The idea is that you don't have extensive knowledge of html and use a graphic interface to create webpages. The idea is great and requires little knowledge of html, but very often buggy even with a top of the line program like dreamweaver, and much worse with some of the more buggy apps (whatever you do, don't use frontpage).
I really would recommend having someone, either your or someone else, who DOES know html at least participating in the site, regardless of whether it is all really coded by hand.
There is a strong feeling from experienced coders that WYSIWYG editors are wrong, but that's a bit extreme. However, there is a very good point in that, that people who don't know what they are doing make bad pages without knowing it and have no ability to fix it.

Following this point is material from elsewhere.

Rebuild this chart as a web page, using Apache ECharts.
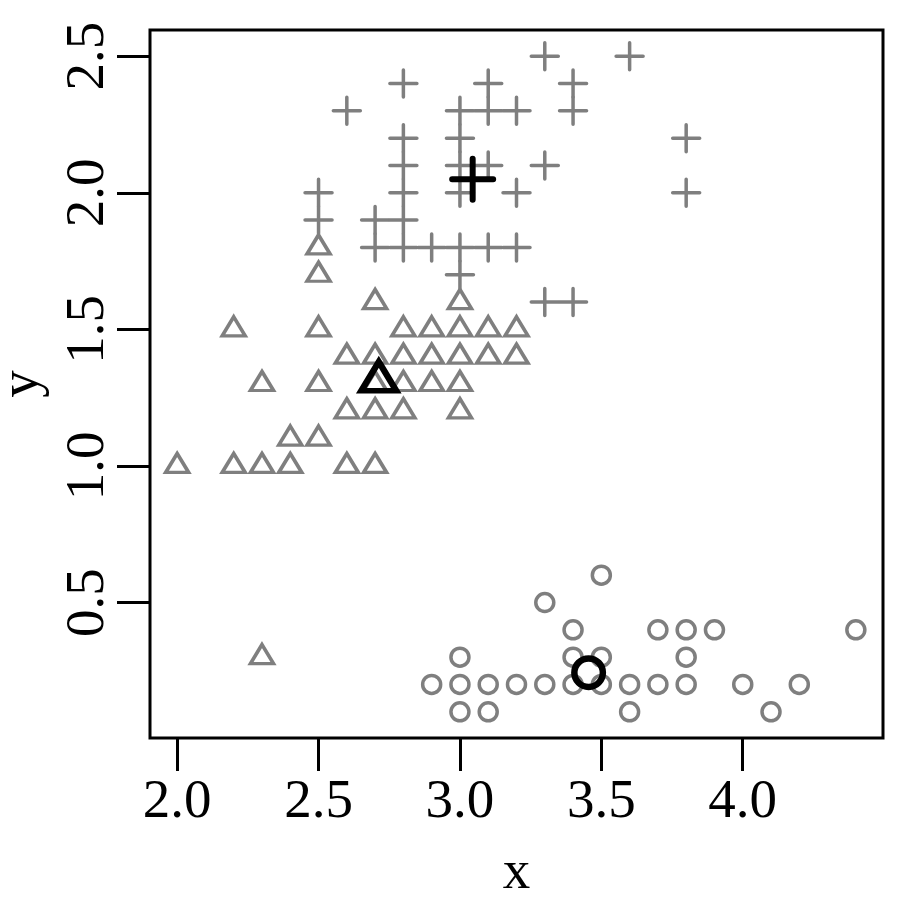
<!DOCTYPE html>
<html>
<head>
<meta charset="utf-8">
<script src="https://cdn.jsdelivr.net/npm/echarts@6/dist/echarts.min.js"></script>
<style>
  html, body { margin: 0; padding: 0; background: #fff; }
  #chart { width: 900px; height: 900px; }
</style>
</head>
<body>
<div id="chart"></div>
<script>
// cluster 1 (circles)
const circleX = [3.5, 3.3, 3.4, 3.7, 3.8, 3.9, 4.4, 3.0, 3.4, 3.5, 3.8,
  2.9, 3.0, 3.1, 3.2, 3.3, 3.4, 3.5, 3.6, 3.7, 3.8, 4.0, 4.2, 3.0, 3.1, 3.6, 4.1];
const circleY = [0.6, 0.5, 0.4, 0.4, 0.4, 0.4, 0.4, 0.3, 0.3, 0.3, 0.3,
  0.2, 0.2, 0.2, 0.2, 0.2, 0.2, 0.2, 0.2, 0.2, 0.2, 0.2, 0.2, 0.1, 0.1, 0.1, 0.1];

// cluster 2 (triangles)
const triX = [2.5, 2.5, 2.7, 3.0,
  2.2, 2.5, 2.8, 2.9, 3.0, 3.1, 3.2,
  2.6, 2.7, 2.8, 2.9, 3.0, 3.1, 3.2,
  2.3, 2.5, 2.7, 2.8, 2.9, 3.0,
  2.6, 2.7, 2.8, 3.0,
  2.4, 2.5,
  2.0, 2.2, 2.3, 2.4, 2.6, 2.7,
  2.3];
const triY = [1.8, 1.7, 1.6, 1.6,
  1.5, 1.5, 1.5, 1.5, 1.5, 1.5, 1.5,
  1.4, 1.4, 1.4, 1.4, 1.4, 1.4, 1.4,
  1.3, 1.3, 1.3, 1.3, 1.3, 1.3,
  1.2, 1.2, 1.2, 1.2,
  1.1, 1.1,
  1.0, 1.0, 1.0, 1.0, 1.0, 1.0,
  0.3];

// cluster 3 (plus)
const plusX = [3.3, 3.6,
  2.8, 3.1, 3.4,
  2.6, 3.0, 3.1, 3.2, 3.4,
  2.8, 3.0, 3.8,
  2.8, 3.0, 3.1, 3.3,
  2.5, 2.8, 3.0, 3.2, 3.8,
  2.5, 2.7, 2.8,
  2.7, 2.8, 2.9, 3.0, 3.1, 3.2,
  3.0,
  3.3, 3.4];
const plusY = [2.5, 2.5,
  2.4, 2.4, 2.4,
  2.3, 2.3, 2.3, 2.3, 2.3,
  2.2, 2.2, 2.2,
  2.1, 2.1, 2.1, 2.1,
  2.0, 2.0, 2.0, 2.0, 2.0,
  1.9, 1.9, 1.9,
  1.8, 1.8, 1.8, 1.8, 1.8, 1.8,
  1.7,
  1.6, 1.6];

// cluster centres
const circleCenter = [3.455, 0.243];
const triCenter = [2.713, 1.31];
const plusCenter = [3.045, 2.05];

const xTicks = [2.0, 2.5, 3.0, 3.5, 4.0];
const yTicks = [0.5, 1.0, 1.5, 2.0, 2.5];

const zip = (xs, ys) => xs.map((x, i) => [x, ys[i]]);

const gray = "#7f7f7f";
const plusPath = "path://M0,-1L0,1M-1,0L1,0";
const font = "'Liberation Serif', 'Times New Roman', serif";

const chart = echarts.init(document.getElementById("chart"));

chart.setOption({
  animation: false,
  backgroundColor: "#fff",
  grid: {
    left: 150,
    right: 17,
    top: 30,
    bottom: 162,
    show: true,
    borderColor: "#000",
    borderWidth: 3,
    outerBoundsMode: "none",
  },
  xAxis: {
    type: "value",
    min: 1.904,
    max: 4.496,
    name: "x",
    nameLocation: "middle",
    nameGap: 108,
    nameTextStyle: { fontFamily: font, fontSize: 55, color: "#000" },
    axisLine: { show: false },
    splitLine: { show: false },
    axisTick: {
      show: true,
      length: 33,
      customValues: xTicks,
      lineStyle: { color: "#000", width: 3 },
    },
    axisLabel: {
      customValues: xTicks,
      margin: 37,
      fontFamily: font,
      fontSize: 55,
      color: "#000",
      formatter: (v) => v.toFixed(1),
    },
  },
  yAxis: {
    type: "value",
    min: 0.004,
    max: 2.596,
    name: "y",
    nameLocation: "middle",
    nameGap: 100,
    nameTextStyle: { fontFamily: font, fontSize: 55, color: "#000" },
    axisLine: { show: false },
    splitLine: { show: false },
    axisTick: {
      show: true,
      length: 33,
      customValues: yTicks,
      lineStyle: { color: "#000", width: 3 },
    },
    axisLabel: {
      customValues: yTicks,
      rotate: 90,
      margin: 34,
      fontFamily: font,
      fontSize: 55,
      color: "#000",
      formatter: (v) => v.toFixed(1),
    },
  },
  series: [
    {
      name: "cluster 1",
      type: "scatter",
      data: zip(circleX, circleY),
      symbol: "circle",
      symbolSize: 18,
      itemStyle: { color: "rgba(0,0,0,0)", borderColor: gray, borderWidth: 3.5, opacity: 1 },
    },
    {
      name: "cluster 2",
      type: "scatter",
      data: zip(triX, triY),
      symbol: "triangle",
      symbolSize: [23, 19],
      symbolOffset: [0, -3],
      itemStyle: { color: "rgba(0,0,0,0)", borderColor: gray, borderWidth: 3.5, borderJoin: "miter", opacity: 1 },
    },
    {
      name: "cluster 3",
      type: "scatter",
      data: zip(plusX, plusY),
      symbol: plusPath,
      symbolSize: 27,
      itemStyle: { color: "rgba(0,0,0,0)", borderColor: gray, borderWidth: 3.5, borderCap: "round", opacity: 1 },
    },
    {
      name: "centre 1",
      type: "scatter",
      data: [circleCenter],
      symbol: "circle",
      symbolSize: 28.5,
      z: 5,
      itemStyle: { color: "rgba(0,0,0,0)", borderColor: "#000", borderWidth: 6.5, opacity: 1 },
    },
    {
      name: "centre 2",
      type: "scatter",
      data: [triCenter],
      symbol: "triangle",
      symbolSize: [35, 29],
      symbolOffset: [0, -5],
      z: 5,
      itemStyle: { color: "rgba(0,0,0,0)", borderColor: "#000", borderWidth: 6, borderJoin: "miter", opacity: 1 },
    },
    {
      name: "centre 3",
      type: "scatter",
      data: [plusCenter],
      symbol: plusPath,
      symbolSize: 41,
      z: 5,
      itemStyle: { color: "rgba(0,0,0,0)", borderColor: "#000", borderWidth: 6, borderCap: "round", opacity: 1 },
    },
  ],
});
</script>
</body>
</html>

Certainly keep an eye on the code (and learn by doing this if needed) as you go. That will always help.
HTML is really not that hard to learn. If you've used BBcode (like [b] or [i], on a page), then you'll do fine. Just takes some practice.

Quote:
For anyone who uses it, can you tell me how it works? Do I design a website on there like I would design a layout in photoshop? (are the two programs compatible?)
It uses a GUI as I said to create elements. It's output IS html, but you don't really ever need to touch it if you try not to. It has a preview based layout so you can add elements like a table, or an image, or text, or a link. It's like a page layout program such as pagemill, pagemaker, etc., more than photoshop, though in some ways fairly similar-- like you make things at certain places, can change colors, etc. Certainly more limited than a canvas on which you can draw upon.

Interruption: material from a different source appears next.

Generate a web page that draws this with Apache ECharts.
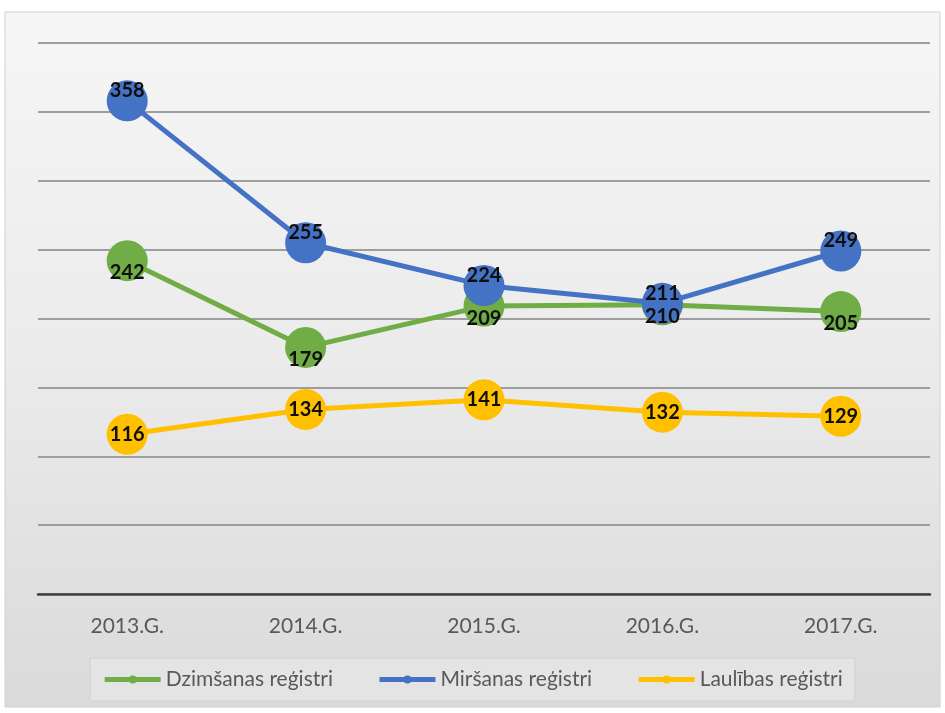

Photoshop is certainly not directly compatible with Dreamweaver (though both are now owned by adobe), but indirectly, yes. You can make an image then use it in a page. Sure. Or you can use slices to make a layout then "slice" it into chunks (actual different image files) then put these together into a page.

Quote:
Thanks for your answers everyone, i appreciate it! I'm not sure which webhost i'll end up going with, but is the video quality for these webhosts of high quality? I do not want it to recompress my video and turn it into garbage the way youtube, etc. does.

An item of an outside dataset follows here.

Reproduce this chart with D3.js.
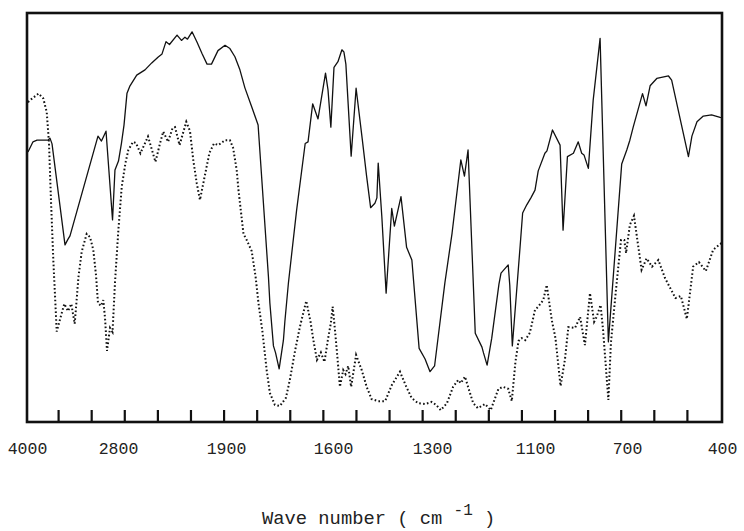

You do this yourself. They give you space, bandwidth and a way to access it, and you do it all. Compress however you want. Nothing will be automated, so --good-- you'll have full control, and --bad-- nothing will be automated/easy.


I'm a member (actually moderator) of a very good web design forum at www.dynamicdrive.com/forums if you want to ask some specific questions on the subject.
Of course continue here if you have questions for people who have video sites, but that would probably be a more helpful place in terms of actual questions about creating your pages, perhaps later once you've worked a few things out. You can also browse through some old threads and get an idea of how this works.

A frequent misconception of those new to publishing on the web is that there is some complex thing going on. It's quite basic. You have text files (html, etc.). You upload those. The visitors goes to them. The pages are rendered from the code to display stuff. And that's about it. Code can get complex, but it's certainly something for which you can attain an understanding.